Co-founder of Human Rights Commission of Pakistan dies of cardiac arrest
Leading human rights advocate Asma Jahangir has died, her family said on Sunday, in a major blow to Pakistan’s embattled rights community. She was 66.
The lawyer and co-founder of the Human Rights Commission of Pakistan died of cardiac arrest, according to her sister. “Unfortunately we have lost her,” said Hina Jilani, also a prominent rights activist and lawyer.
Funeral arrangements have yet to be announced, according to a statement by her daughter Munizae Jahangir, as the family waited for relatives to return to their hometown of Lahore.
Prime Minister Shahid Khaqan Abbasi expressed grief at Jahangir’s death, praising her contribution to upholding the rule of law and safeguarding human rights.
Jahangir’s supporters and former opponents alike took to social media to offer their condolences and express shock at news of her death. “The best tribute to her is to continue her fight for human rights and democracy,” tweeted Nobel Peace Prize laureate Malala Yousafzai, adding she had met Jahangir just last week in Oxford.
Outside of Pakistan, Jahangir served as U.N. Special Rapporteur on human rights in Iran.
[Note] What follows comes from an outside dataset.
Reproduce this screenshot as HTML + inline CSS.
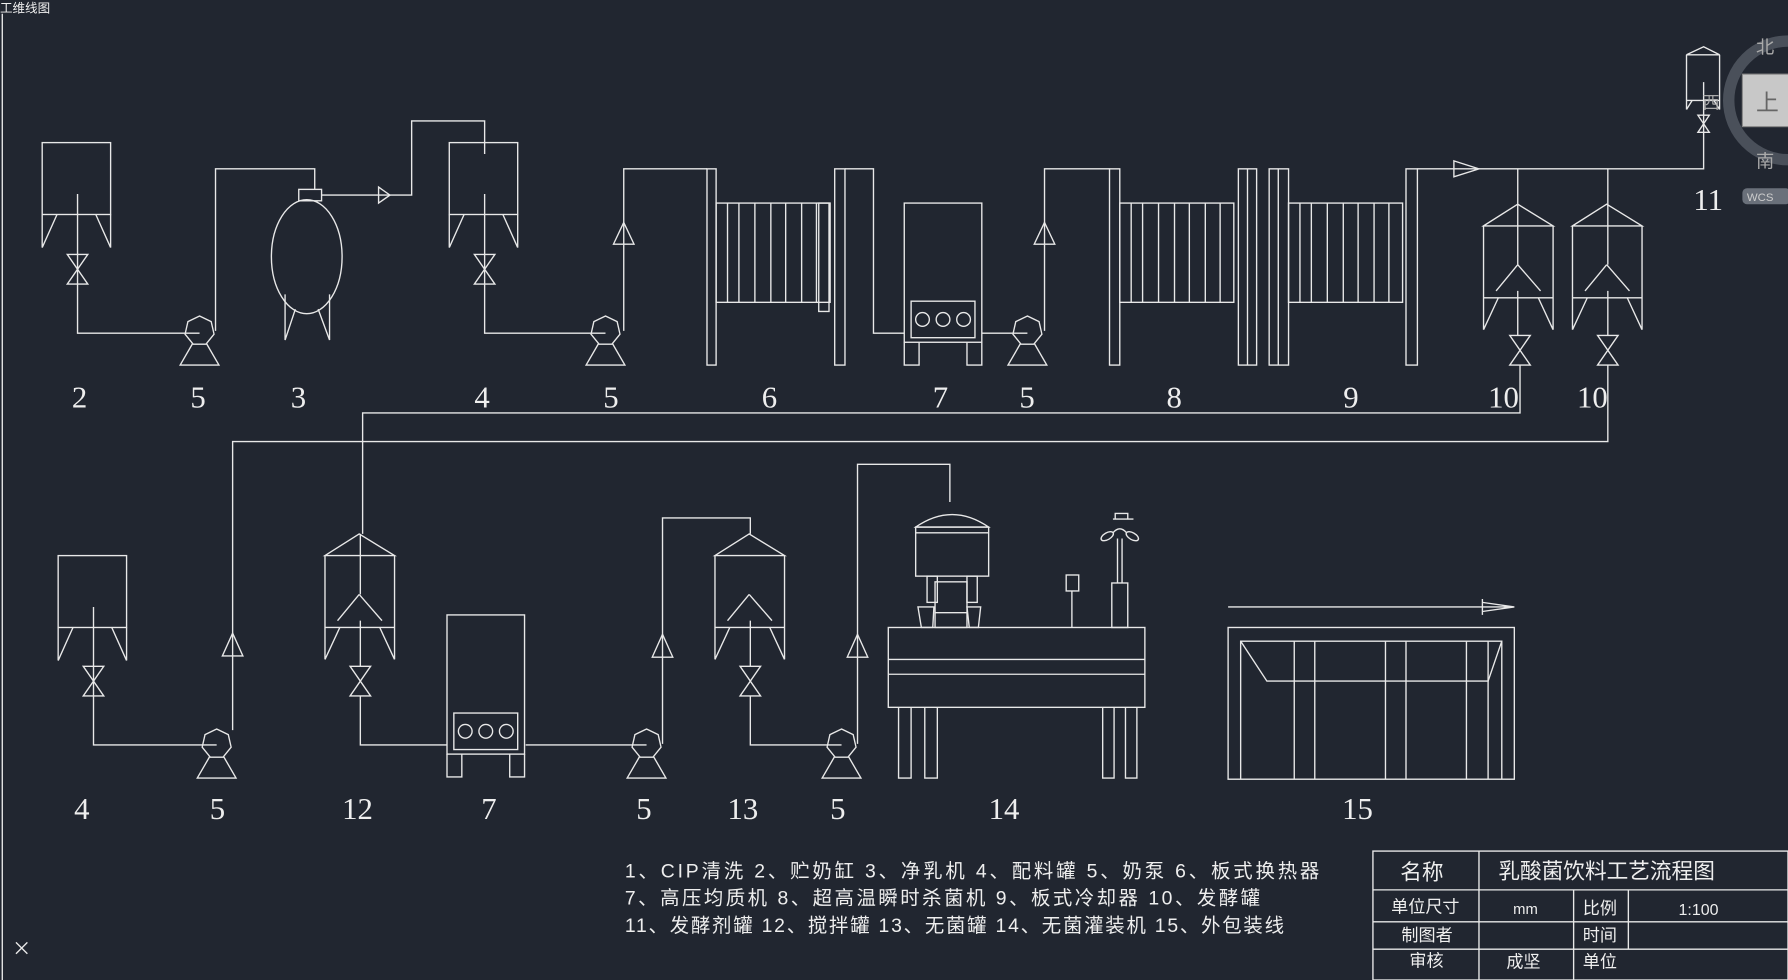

In 2014 she received France’s highest civilian award and Sweden’s Right Livelihood Award, for her decades of rights work.
Few Pakistani rights activists have achieved the credibility of Jahangir. She braved death threats, beatings and imprisonment to win landmark human rights cases while standing up to dictators.
The rights commission which she helped create made its name defending religious minorities and tackling highly charged blasphemy accusations along with cases of “honor” killings—in which victims, normally women, are murdered by a relative for bringing shame on the family.
There is still terrible violence against women, discrimination against minorities and near-slavery for bonded laborers, Jahangir told AFP during an interview in 2014, but human rights have made greater strides in Pakistan than may be apparent. “There was a time that human rights was not even an issue in this country. Then prisoners’ rights became an issue,” she said. “Women’s rights was thought of as a Western concept. Now people do talk about women’s rights—political parties talk about it, even religious parties talk about it.”
Jahangir secured a number of victories during her life, from winning freedom for bonded laborers from their “owners” through pioneering litigation, to a landmark court case that allowed women to marry of their own volition. She was also an outspoken critic of the military establishment, including during her stint as the first-ever female leader of Pakistan’s top bar association.